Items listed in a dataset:
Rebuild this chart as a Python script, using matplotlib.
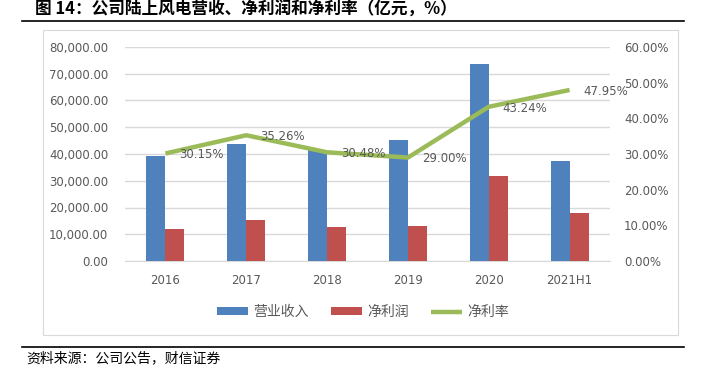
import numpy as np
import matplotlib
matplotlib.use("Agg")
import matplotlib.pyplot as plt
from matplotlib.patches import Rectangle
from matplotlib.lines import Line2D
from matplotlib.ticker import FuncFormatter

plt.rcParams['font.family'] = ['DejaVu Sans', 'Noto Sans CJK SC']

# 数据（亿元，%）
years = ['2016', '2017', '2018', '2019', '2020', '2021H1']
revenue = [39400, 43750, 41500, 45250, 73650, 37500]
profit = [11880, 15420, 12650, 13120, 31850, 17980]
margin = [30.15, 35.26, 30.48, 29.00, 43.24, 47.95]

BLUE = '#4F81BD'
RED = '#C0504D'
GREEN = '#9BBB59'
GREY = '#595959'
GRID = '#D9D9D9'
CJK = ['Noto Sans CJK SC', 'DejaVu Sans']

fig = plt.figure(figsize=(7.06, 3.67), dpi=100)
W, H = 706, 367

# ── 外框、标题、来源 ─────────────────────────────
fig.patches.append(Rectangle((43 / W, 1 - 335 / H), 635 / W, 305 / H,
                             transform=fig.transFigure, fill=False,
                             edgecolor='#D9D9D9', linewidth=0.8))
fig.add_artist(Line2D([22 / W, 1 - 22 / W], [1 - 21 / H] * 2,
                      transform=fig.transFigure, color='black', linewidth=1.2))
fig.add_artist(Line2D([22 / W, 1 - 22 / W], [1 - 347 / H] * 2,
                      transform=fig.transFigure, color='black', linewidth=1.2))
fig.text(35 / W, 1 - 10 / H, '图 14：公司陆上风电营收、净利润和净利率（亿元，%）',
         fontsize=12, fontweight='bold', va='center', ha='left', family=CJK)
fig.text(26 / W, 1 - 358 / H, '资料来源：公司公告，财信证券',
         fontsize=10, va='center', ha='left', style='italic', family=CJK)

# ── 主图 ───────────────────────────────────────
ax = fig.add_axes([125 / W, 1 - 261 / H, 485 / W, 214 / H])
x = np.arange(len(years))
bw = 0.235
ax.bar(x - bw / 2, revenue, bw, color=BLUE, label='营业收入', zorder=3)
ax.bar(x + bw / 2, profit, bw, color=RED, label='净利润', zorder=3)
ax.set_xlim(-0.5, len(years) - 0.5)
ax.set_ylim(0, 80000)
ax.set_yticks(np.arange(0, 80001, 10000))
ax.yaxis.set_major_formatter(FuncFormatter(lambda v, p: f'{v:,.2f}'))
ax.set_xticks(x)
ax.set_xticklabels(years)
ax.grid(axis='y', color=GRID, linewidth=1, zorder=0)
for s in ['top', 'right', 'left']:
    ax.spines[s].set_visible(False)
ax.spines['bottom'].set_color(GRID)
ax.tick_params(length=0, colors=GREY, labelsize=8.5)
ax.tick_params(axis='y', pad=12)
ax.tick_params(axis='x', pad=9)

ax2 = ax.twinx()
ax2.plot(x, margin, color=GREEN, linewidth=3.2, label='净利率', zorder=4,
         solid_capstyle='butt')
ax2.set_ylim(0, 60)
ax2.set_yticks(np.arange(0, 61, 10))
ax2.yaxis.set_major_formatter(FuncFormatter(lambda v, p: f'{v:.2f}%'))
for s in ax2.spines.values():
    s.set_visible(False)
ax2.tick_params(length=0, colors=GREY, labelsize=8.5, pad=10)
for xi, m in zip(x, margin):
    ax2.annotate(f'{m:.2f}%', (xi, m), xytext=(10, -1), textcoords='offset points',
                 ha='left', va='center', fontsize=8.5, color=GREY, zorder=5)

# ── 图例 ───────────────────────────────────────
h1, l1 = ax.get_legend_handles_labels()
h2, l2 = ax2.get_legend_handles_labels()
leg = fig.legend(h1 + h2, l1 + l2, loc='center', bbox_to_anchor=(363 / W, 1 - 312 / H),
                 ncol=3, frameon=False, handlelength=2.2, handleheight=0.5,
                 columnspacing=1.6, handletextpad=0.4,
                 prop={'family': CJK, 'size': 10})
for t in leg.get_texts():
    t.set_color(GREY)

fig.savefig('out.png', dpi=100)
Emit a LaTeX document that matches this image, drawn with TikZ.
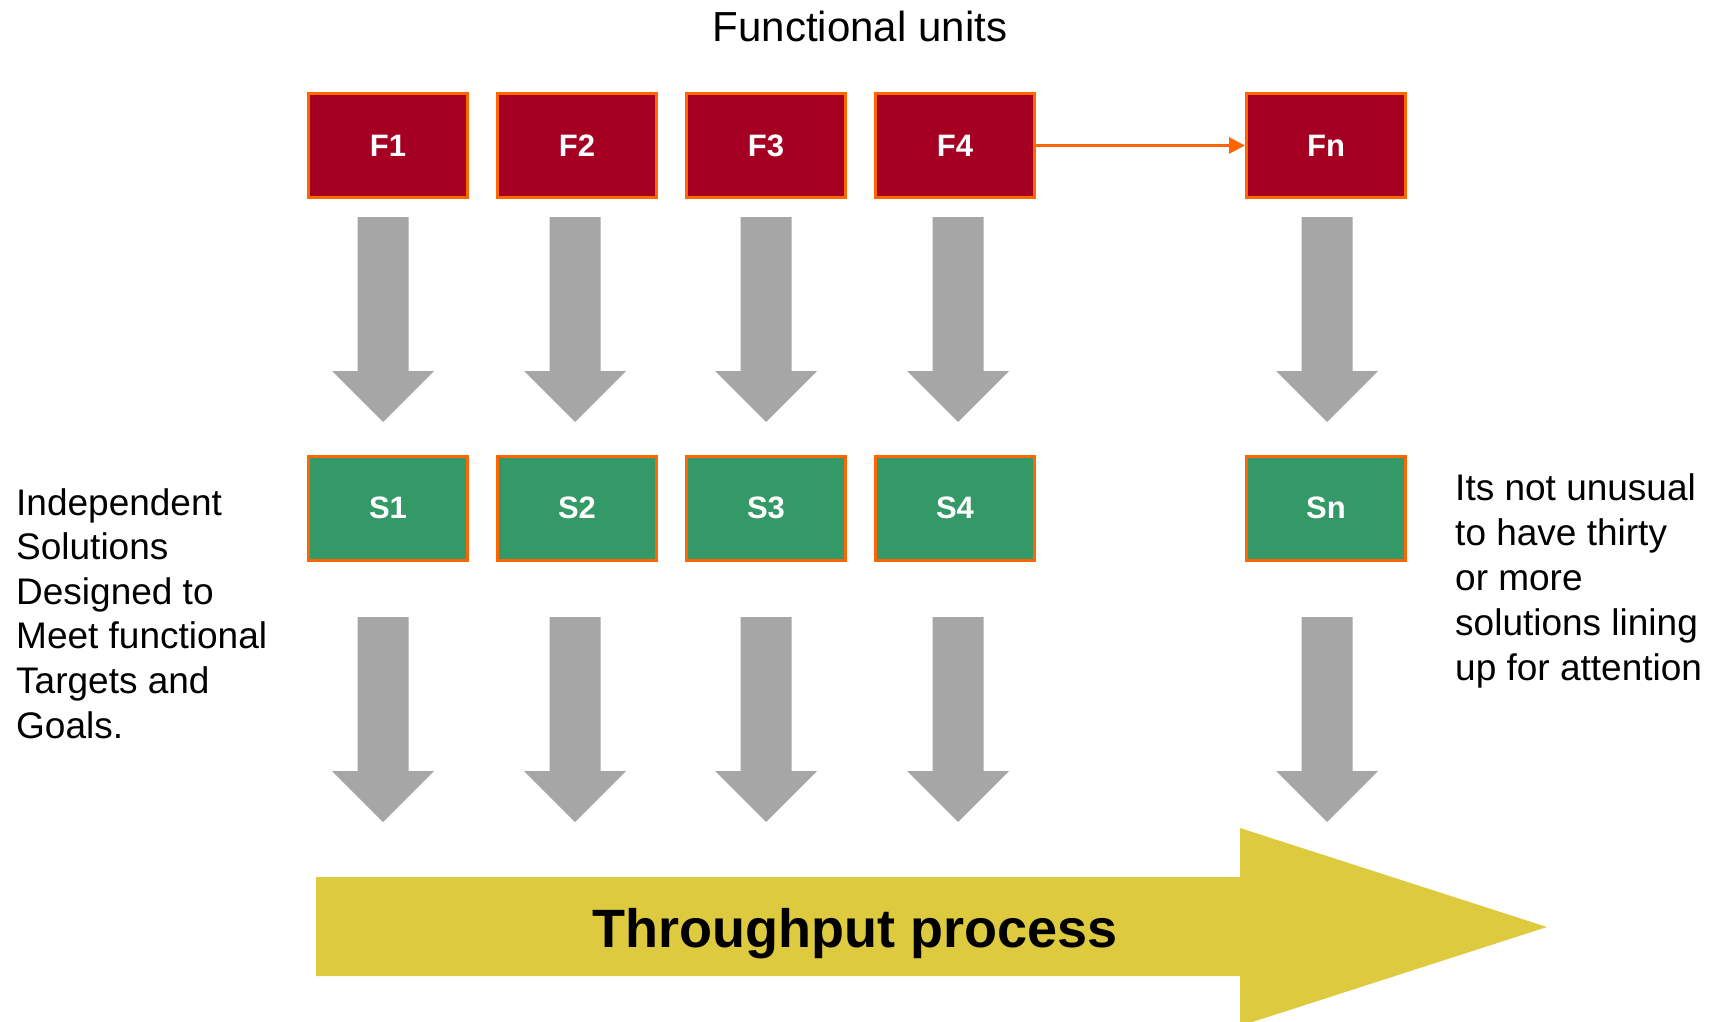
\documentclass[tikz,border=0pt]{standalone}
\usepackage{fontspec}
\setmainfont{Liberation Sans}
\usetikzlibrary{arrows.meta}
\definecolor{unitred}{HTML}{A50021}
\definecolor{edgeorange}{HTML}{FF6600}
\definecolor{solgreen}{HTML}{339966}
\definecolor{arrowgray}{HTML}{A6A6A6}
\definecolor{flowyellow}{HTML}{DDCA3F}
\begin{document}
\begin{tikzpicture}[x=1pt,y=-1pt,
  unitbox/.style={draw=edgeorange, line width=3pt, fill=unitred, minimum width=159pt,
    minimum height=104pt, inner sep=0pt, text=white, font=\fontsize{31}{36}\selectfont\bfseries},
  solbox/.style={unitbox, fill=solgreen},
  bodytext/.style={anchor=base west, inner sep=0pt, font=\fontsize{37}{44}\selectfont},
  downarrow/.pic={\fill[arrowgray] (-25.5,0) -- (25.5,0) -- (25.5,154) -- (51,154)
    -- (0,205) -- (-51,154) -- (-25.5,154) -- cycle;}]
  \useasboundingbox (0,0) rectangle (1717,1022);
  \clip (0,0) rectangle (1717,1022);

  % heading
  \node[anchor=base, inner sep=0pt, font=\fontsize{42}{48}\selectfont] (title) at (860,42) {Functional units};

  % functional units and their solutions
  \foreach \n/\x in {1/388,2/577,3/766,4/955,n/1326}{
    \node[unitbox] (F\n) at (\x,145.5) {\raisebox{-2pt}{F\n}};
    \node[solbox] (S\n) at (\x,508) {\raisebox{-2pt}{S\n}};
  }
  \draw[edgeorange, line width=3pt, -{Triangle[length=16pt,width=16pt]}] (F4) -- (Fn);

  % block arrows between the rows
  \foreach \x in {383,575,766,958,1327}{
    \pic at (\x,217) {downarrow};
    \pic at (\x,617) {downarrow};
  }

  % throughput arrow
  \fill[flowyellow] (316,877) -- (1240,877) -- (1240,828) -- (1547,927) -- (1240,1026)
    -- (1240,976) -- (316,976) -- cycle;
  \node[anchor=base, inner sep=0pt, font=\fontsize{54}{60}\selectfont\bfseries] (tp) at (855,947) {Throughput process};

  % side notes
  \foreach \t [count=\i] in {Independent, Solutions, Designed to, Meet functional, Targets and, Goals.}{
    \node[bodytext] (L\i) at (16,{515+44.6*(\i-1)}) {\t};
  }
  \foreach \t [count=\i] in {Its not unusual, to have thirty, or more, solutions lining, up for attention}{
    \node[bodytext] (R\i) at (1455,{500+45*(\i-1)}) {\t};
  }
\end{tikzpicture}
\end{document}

Task requirements:
Working from the lines above, reproduce the material exactly and exclude its pictures.

Output for this task:
Rebuild this chart as a Python script, using matplotlib.
import numpy as np
import matplotlib
matplotlib.use("Agg")
import matplotlib.pyplot as plt
from matplotlib.patches import Rectangle
from matplotlib.lines import Line2D
from matplotlib.ticker import FuncFormatter

plt.rcParams['font.family'] = ['DejaVu Sans', 'Noto Sans CJK SC']

# 数据（亿元，%）
years = ['2016', '2017', '2018', '2019', '2020', '2021H1']
revenue = [39400, 43750, 41500, 45250, 73650, 37500]
profit = [11880, 15420, 12650, 13120, 31850, 17980]
margin = [30.15, 35.26, 30.48, 29.00, 43.24, 47.95]

BLUE = '#4F81BD'
RED = '#C0504D'
GREEN = '#9BBB59'
GREY = '#595959'
GRID = '#D9D9D9'
CJK = ['Noto Sans CJK SC', 'DejaVu Sans']

fig = plt.figure(figsize=(7.06, 3.67), dpi=100)
W, H = 706, 367

# ── 外框、标题、来源 ─────────────────────────────
fig.patches.append(Rectangle((43 / W, 1 - 335 / H), 635 / W, 305 / H,
                             transform=fig.transFigure, fill=False,
                             edgecolor='#D9D9D9', linewidth=0.8))
fig.add_artist(Line2D([22 / W, 1 - 22 / W], [1 - 21 / H] * 2,
                      transform=fig.transFigure, color='black', linewidth=1.2))
fig.add_artist(Line2D([22 / W, 1 - 22 / W], [1 - 347 / H] * 2,
                      transform=fig.transFigure, color='black', linewidth=1.2))
fig.text(35 / W, 1 - 10 / H, '图 14：公司陆上风电营收、净利润和净利率（亿元，%）',
         fontsize=12, fontweight='bold', va='center', ha='left', family=CJK)
fig.text(26 / W, 1 - 358 / H, '资料来源：公司公告，财信证券',
         fontsize=10, va='center', ha='left', style='italic', family=CJK)

# ── 主图 ───────────────────────────────────────
ax = fig.add_axes([125 / W, 1 - 261 / H, 485 / W, 214 / H])
x = np.arange(len(years))
bw = 0.235
ax.bar(x - bw / 2, revenue, bw, color=BLUE, label='营业收入', zorder=3)
ax.bar(x + bw / 2, profit, bw, color=RED, label='净利润', zorder=3)
ax.set_xlim(-0.5, len(years) - 0.5)
ax.set_ylim(0, 80000)
ax.set_yticks(np.arange(0, 80001, 10000))
ax.yaxis.set_major_formatter(FuncFormatter(lambda v, p: f'{v:,.2f}'))
ax.set_xticks(x)
ax.set_xticklabels(years)
ax.grid(axis='y', color=GRID, linewidth=1, zorder=0)
for s in ['top', 'right', 'left']:
    ax.spines[s].set_visible(False)
ax.spines['bottom'].set_color(GRID)
ax.tick_params(length=0, colors=GREY, labelsize=8.5)
ax.tick_params(axis='y', pad=12)
ax.tick_params(axis='x', pad=9)

ax2 = ax.twinx()
ax2.plot(x, margin, color=GREEN, linewidth=3.2, label='净利率', zorder=4,
         solid_capstyle='butt')
ax2.set_ylim(0, 60)
ax2.set_yticks(np.arange(0, 61, 10))
ax2.yaxis.set_major_formatter(FuncFormatter(lambda v, p: f'{v:.2f}%'))
for s in ax2.spines.values():
    s.set_visible(False)
ax2.tick_params(length=0, colors=GREY, labelsize=8.5, pad=10)
for xi, m in zip(x, margin):
    ax2.annotate(f'{m:.2f}%', (xi, m), xytext=(10, -1), textcoords='offset points',
                 ha='left', va='center', fontsize=8.5, color=GREY, zorder=5)

# ── 图例 ───────────────────────────────────────
h1, l1 = ax.get_legend_handles_labels()
h2, l2 = ax2.get_legend_handles_labels()
leg = fig.legend(h1 + h2, l1 + l2, loc='center', bbox_to_anchor=(363 / W, 1 - 312 / H),
                 ncol=3, frameon=False, handlelength=2.2, handleheight=0.5,
                 columnspacing=1.6, handletextpad=0.4,
                 prop={'family': CJK, 'size': 10})
for t in leg.get_texts():
    t.set_color(GREY)

fig.savefig('out.png', dpi=100)
Emit a LaTeX document that matches this image, drawn with TikZ.
\documentclass[tikz,border=0pt]{standalone}
\usepackage{fontspec}
\setmainfont{Liberation Sans}
\usetikzlibrary{arrows.meta}
\definecolor{unitred}{HTML}{A50021}
\definecolor{edgeorange}{HTML}{FF6600}
\definecolor{solgreen}{HTML}{339966}
\definecolor{arrowgray}{HTML}{A6A6A6}
\definecolor{flowyellow}{HTML}{DDCA3F}
\begin{document}
\begin{tikzpicture}[x=1pt,y=-1pt,
  unitbox/.style={draw=edgeorange, line width=3pt, fill=unitred, minimum width=159pt,
    minimum height=104pt, inner sep=0pt, text=white, font=\fontsize{31}{36}\selectfont\bfseries},
  solbox/.style={unitbox, fill=solgreen},
  bodytext/.style={anchor=base west, inner sep=0pt, font=\fontsize{37}{44}\selectfont},
  downarrow/.pic={\fill[arrowgray] (-25.5,0) -- (25.5,0) -- (25.5,154) -- (51,154)
    -- (0,205) -- (-51,154) -- (-25.5,154) -- cycle;}]
  \useasboundingbox (0,0) rectangle (1717,1022);
  \clip (0,0) rectangle (1717,1022);

  % heading
  \node[anchor=base, inner sep=0pt, font=\fontsize{42}{48}\selectfont] (title) at (860,42) {Functional units};

  % functional units and their solutions
  \foreach \n/\x in {1/388,2/577,3/766,4/955,n/1326}{
    \node[unitbox] (F\n) at (\x,145.5) {\raisebox{-2pt}{F\n}};
    \node[solbox] (S\n) at (\x,508) {\raisebox{-2pt}{S\n}};
  }
  \draw[edgeorange, line width=3pt, -{Triangle[length=16pt,width=16pt]}] (F4) -- (Fn);

  % block arrows between the rows
  \foreach \x in {383,575,766,958,1327}{
    \pic at (\x,217) {downarrow};
    \pic at (\x,617) {downarrow};
  }

  % throughput arrow
  \fill[flowyellow] (316,877) -- (1240,877) -- (1240,828) -- (1547,927) -- (1240,1026)
    -- (1240,976) -- (316,976) -- cycle;
  \node[anchor=base, inner sep=0pt, font=\fontsize{54}{60}\selectfont\bfseries] (tp) at (855,947) {Throughput process};

  % side notes
  \foreach \t [count=\i] in {Independent, Solutions, Designed to, Meet functional, Targets and, Goals.}{
    \node[bodytext] (L\i) at (16,{515+44.6*(\i-1)}) {\t};
  }
  \foreach \t [count=\i] in {Its not unusual, to have thirty, or more, solutions lining, up for attention}{
    \node[bodytext] (R\i) at (1455,{500+45*(\i-1)}) {\t};
  }
\end{tikzpicture}
\end{document}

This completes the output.